I recently received a letter telling me that although a number of children at my school have been identified as needing specialist support, they will now have to pay extra if the Local Education Authority is to continue to help them. The reason given? Because they attend an independent school.
The LEA had previously been supporting some of the pupils in the school without cost, but, without any consultation, this support is now being withdrawn.
At this point in time, it is unclear if this is unique to Staffordshire and I have contacted fellow heads in independent schools to see if they are receiving similar notice. Feedback so far is that other local authorities have not yet taken this action but is it just around the corner for them as well?
“They pay the same taxes that entitle their children to a state education but it only ever seems to be held against them.”
Others in Staffordshire also hadn’t picked up on this development but I can’t imagine that it will only apply to my school and not the one just down the road from me.
It is perhaps no coincidence that this notification has come just as schools are breaking up for the summer, perhaps in an effort to avoid any immediate backlash since many may not pick up on this until they return in September.
It goes without saying that we will make sure our pupils still get the best support possible but I do consider this to be a clear case of discrimination. Many of the families sending their children to our school make massive sacrifices to make it possible for them to attend; they pay the same taxes that entitle their children to an education from the state but it only ever seems to be held against them, even though they are freeing up additional funding to support other children.
They really are getting nothing for their contribution to the state.
Sadly, the narrative is that everyone who goes to an independent school is very wealthy. It simply isn’t the case. I can genuinely testify to this with the number of bursaries we give out at Stafford Grammar School to support families who can’t otherwise afford the school.
The reason many choose to send their children to us is because the maintained sector, with its large classes, is overwhelming to many and they need a calmer and smaller environment. Parents look to do the best for their children, whatever the cost.
“Many send their children too us because state school class sizes can be overwhelming.”
The fixation of many politicians and the media to try and pull down the independent schools sector is going to be a genuine tragedy. It is such a shame because the sector is so eager to work in partnership with the maintained sector and all of this is being jeopardised.
I have read the full transcript of Sir Keir Starmer’s statement on education and in nearly every regard I applaud him for his stance on curriculum reform and levelling up.
But where I have to disagree with him is on the funding for primary schools that will come from VAT on school fees and the view that those in the independent sector are to be penalised. I have to accept this is not a policy based on economic realities but on an ideology and sadly that is something that can rarely be reasoned with.

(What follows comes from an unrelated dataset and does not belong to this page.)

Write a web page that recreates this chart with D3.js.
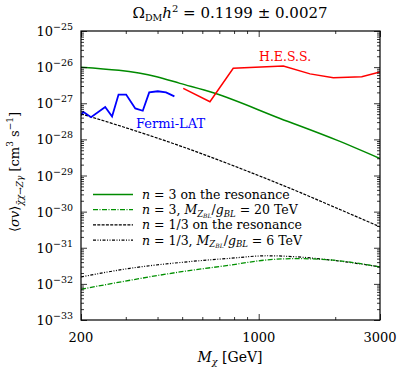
<!DOCTYPE html>
<html>
<head>
<meta charset="utf-8">
<script src="https://cdn.jsdelivr.net/npm/d3@7"></script>
<style>
  body { margin: 0; background: #fff; }
  svg { display: block; }
</style>
</head>
<body>
<div id="chart"></div>
<script>
// data
const fermiMass = [200, 204, 219, 249, 265, 281, 301, 327, 350, 371, 401, 432, 466];
const fermiSigma = [4.6e-28, 5.8e-28, 4.1e-28, 7.9e-28, 4.3e-28, 1.74e-27, 1.74e-27, 7.2e-28, 6.2e-28, 2.0e-27, 2.15e-27, 2.0e-27, 1.55e-27];

const hessMass = [505, 643, 794, 1250, 1592, 1966, 2543, 3000];
const hessSigma = [2.57e-27, 1.1e-27, 9.3e-27, 1.07e-26, 6.5e-27, 5.1e-27, 5.4e-27, 7.4e-27];

const n3ResMass = [200, 397, 490, 663, 1213, 2028, 3000];
const n3ResSigma = [1.0e-26, 5.4e-27, 3.55e-27, 1.95e-27, 3.8e-28, 9.5e-29, 2.95e-29];

const n13ResMass = [200, 300, 500, 883, 1454, 2000, 3000];
const n13ResSigma = [5.1e-28, 2.1e-28, 6.3e-29, 1.4e-29, 3.4e-30, 1.3e-30, 3.8e-31];

const n3OffMass = [200, 312, 490, 770, 1076, 1412, 1909, 3000];
const n3OffSigma = [7.1e-33, 1.26e-32, 2.14e-32, 3.3e-32, 4.6e-32, 5.0e-32, 4.6e-32, 2.95e-32];

const n13OffMass = [200, 312, 490, 770, 1076, 1412, 1909, 3000];
const n13OffSigma = [1.55e-32, 2.7e-32, 3.9e-32, 5.1e-32, 6.0e-32, 5.6e-32, 4.6e-32, 2.95e-32];

const xMajor = [200, 1000, 3000];
const xMinor = [300, 400, 500, 600, 700, 800, 900, 2000];
const yExponents = [-25, -26, -27, -28, -29, -30, -31, -32, -33];

const width = 399, height = 370;
const margin = { top: 31, right: 19, bottom: 50, left: 81 };
const serif = "'DejaVu Serif', 'Liberation Serif', serif";

const svg = d3.select("#chart").append("svg")
  .attr("width", width)
  .attr("height", height)
  .attr("font-family", serif);

const x = d3.scaleLog().domain([200, 3000]).range([margin.left, width - margin.right]);
const y = d3.scaleLog().domain([1e-33, 1e-25]).range([height - margin.bottom, margin.top]);

// minor y ticks: 2..9 in every decade
const yMinor = [];
yExponents.slice(1).forEach(e => {
  for (let k = 2; k <= 9; k++) yMinor.push(k * Math.pow(10, e));
});
const yMajor = yExponents.map(e => Math.pow(10, e));

// rich text helper, dy values are absolute baseline offsets
function rich(sel, parts) {
  let off = 0;
  parts.forEach(([s, o = {}]) => {
    const target = o.dy || 0;
    const ts = sel.append("tspan").text(s).attr("dy", target - off);
    off = target;
    if (o.it) ts.attr("font-style", "italic");
    if (o.fs) ts.attr("font-size", o.fs);
  });
}

// curves
svg.append("clipPath").attr("id", "clip")
  .append("rect")
  .attr("x", margin.left).attr("y", margin.top)
  .attr("width", width - margin.left - margin.right)
  .attr("height", height - margin.top - margin.bottom);

const plot = svg.append("g").attr("clip-path", "url(#clip)");

function series(mass, sigma) {
  return mass.map((m, i) => [m, sigma[i]]);
}
const straight = d3.line().x(d => x(d[0])).y(d => y(d[1]));
const smooth = d3.line().x(d => x(d[0])).y(d => y(d[1])).curve(d3.curveMonotoneX);

plot.append("path").datum(series(n13OffMass, n13OffSigma))
  .attr("d", smooth).attr("fill", "none")
  .attr("stroke", "#000").attr("stroke-width", 1.2)
  .attr("stroke-dasharray", "3,1.5,1,1.5,1,1.5");

plot.append("path").datum(series(n3OffMass, n3OffSigma))
  .attr("d", smooth).attr("fill", "none")
  .attr("stroke", "#009000").attr("stroke-width", 1.3)
  .attr("stroke-dasharray", "5,1.5,1,1.5");

plot.append("path").datum(series(n13ResMass, n13ResSigma))
  .attr("d", smooth).attr("fill", "none")
  .attr("stroke", "#000").attr("stroke-width", 1.2)
  .attr("stroke-dasharray", "3,1.3");

plot.append("path").datum(series(n3ResMass, n3ResSigma))
  .attr("d", smooth).attr("fill", "none")
  .attr("stroke", "#008a00").attr("stroke-width", 1.5);

plot.append("path").datum(series(hessMass, hessSigma))
  .attr("d", straight).attr("fill", "none")
  .attr("stroke", "#ff0000").attr("stroke-width", 1.5);

plot.append("path").datum(series(fermiMass, fermiSigma))
  .attr("d", straight).attr("fill", "none")
  .attr("stroke", "#0000ff").attr("stroke-width", 1.8);

// axes (ticks inside on all four sides)
const bottom = height - margin.bottom, right = width - margin.right;
function tickAxis(axis, tr) {
  const g = svg.append("g").attr("transform", tr).call(axis);
  g.select(".domain").remove();
  g.selectAll("line").attr("stroke", "#000").attr("stroke-width", 0.8);
  return g;
}
tickAxis(d3.axisBottom(x).tickValues(xMajor).tickSize(-6).tickFormat(""), `translate(0,${bottom})`);
tickAxis(d3.axisBottom(x).tickValues(xMinor).tickSize(-3).tickFormat(""), `translate(0,${bottom})`);
tickAxis(d3.axisTop(x).tickValues(xMajor).tickSize(-6).tickFormat(""), `translate(0,${margin.top})`);
tickAxis(d3.axisTop(x).tickValues(xMinor).tickSize(-3).tickFormat(""), `translate(0,${margin.top})`);
tickAxis(d3.axisLeft(y).tickValues(yMajor).tickSize(-6).tickFormat(""), `translate(${margin.left},0)`);
tickAxis(d3.axisLeft(y).tickValues(yMinor).tickSize(-3).tickFormat(""), `translate(${margin.left},0)`);
tickAxis(d3.axisRight(y).tickValues(yMajor).tickSize(-6).tickFormat(""), `translate(${right},0)`);
tickAxis(d3.axisRight(y).tickValues(yMinor).tickSize(-3).tickFormat(""), `translate(${right},0)`);

svg.append("rect")
  .attr("x", margin.left).attr("y", margin.top)
  .attr("width", right - margin.left).attr("height", bottom - margin.top)
  .attr("fill", "none").attr("stroke", "#000").attr("stroke-width", 1.2);

// tick labels
svg.append("g").selectAll("text").data(xMajor).join("text")
  .attr("x", d => x(d)).attr("y", bottom + 22)
  .attr("text-anchor", "middle").attr("font-size", 13)
  .attr("font-family", serif)
  .text(d => d);

svg.append("g").selectAll("text").data(yExponents).join("text")
  .attr("x", margin.left - 8).attr("y", d => y(Math.pow(10, d)) + 5)
  .attr("text-anchor", "end").attr("font-size", 13)
  .attr("font-family", serif)
  .each(function (d) {
    rich(d3.select(this), [["10"], ["\u2212" + Math.abs(d), { dy: -6, fs: 9.5 }]]);
  });

// title
rich(svg.append("text").attr("x", 230).attr("y", 18)
  .attr("text-anchor", "middle").attr("font-size", 15),
  [["\u03A9"], ["DM", { dy: 3, fs: 9.5 }], ["h", { it: true }], ["2", { dy: -6, fs: 10 }], [" = 0.1199 \u00B1 0.0027"]]);

// axis titles
rich(svg.append("text").attr("x", 230).attr("y", 362)
  .attr("text-anchor", "middle").attr("font-size", 14),
  [["M", { it: true }], ["\u03C7", { it: true, dy: 3, fs: 9.5 }], [" [GeV]"]]);

rich(svg.append("text").attr("transform", "translate(19,172) rotate(-90)")
  .attr("text-anchor", "middle").attr("font-size", 13),
  [["\u27E8"], ["\u03C3v", { it: true }], ["\u27E9"],
   ["\u03C7\u0304\u03C7\u2192Z\u03B3", { it: true, dy: 4, fs: 9 }],
   [" [cm"], ["3", { dy: -6, fs: 9 }], [" s"], ["\u22121", { dy: -6, fs: 9 }], ["]"]]);

// experiment labels
svg.append("text").attr("x", 136).attr("y", 128)
  .attr("font-size", 13).attr("fill", "#0000ff").text("Fermi-LAT");
svg.append("text").attr("x", 259).attr("y", 61)
  .attr("font-size", 12.5).attr("fill", "#ff0000").text("H.E.S.S.");

// legend
const legendRows = [
  { color: "#008a00", dash: null, w: 1.5,
    parts: [["n", { it: true }], [" = 3 on the resonance"]] },
  { color: "#009000", dash: "5,1.5,1,1.5", w: 1.3,
    parts: [["n", { it: true }], [" = 3, "], ["M", { it: true }], ["Z", { it: true, dy: 2.5, fs: 8.5 }],
            ["BL", { it: true, dy: 3.5, fs: 6 }], ["/"], ["g", { it: true }], ["BL", { it: true, dy: 2.5, fs: 8.5 }], [" = 20 TeV"]] },
  { color: "#000", dash: "3,1.3", w: 1.2,
    parts: [["n", { it: true }], [" = 1/3 on the resonance"]] },
  { color: "#000", dash: "3,1.5,1,1.5,1,1.5", w: 1.2,
    parts: [["n", { it: true }], [" = 1/3, "], ["M", { it: true }], ["Z", { it: true, dy: 2.5, fs: 8.5 }],
            ["BL", { it: true, dy: 3.5, fs: 6 }], ["/"], ["g", { it: true }], ["BL", { it: true, dy: 2.5, fs: 8.5 }], [" = 6 TeV"]] }
];
const legend = svg.append("g");
legendRows.forEach((r, i) => {
  const yy = 194.5 + i * 15.2;
  legend.append("line").attr("x1", 93).attr("x2", 133).attr("y1", yy).attr("y2", yy)
    .attr("stroke", r.color).attr("stroke-width", r.w)
    .attr("stroke-dasharray", r.dash);
  rich(legend.append("text").attr("x", 142).attr("y", yy + 4.5).attr("font-size", 12.5), r.parts);
});
</script>
</body>
</html>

I do wonder what is driving this latest move to further discriminate against children in independent schools. Surely access to LEA support should be assessed on the students’ need not on whether they are at a fee/non-fee paying school.
It just feels as if it is all the dialogue is going one way at the moment and that whatever independent schools do to promote opportunity is going to be lost.
It is such a tragedy when political agendas supersede the well-being of our children and that is sadly what is happening here.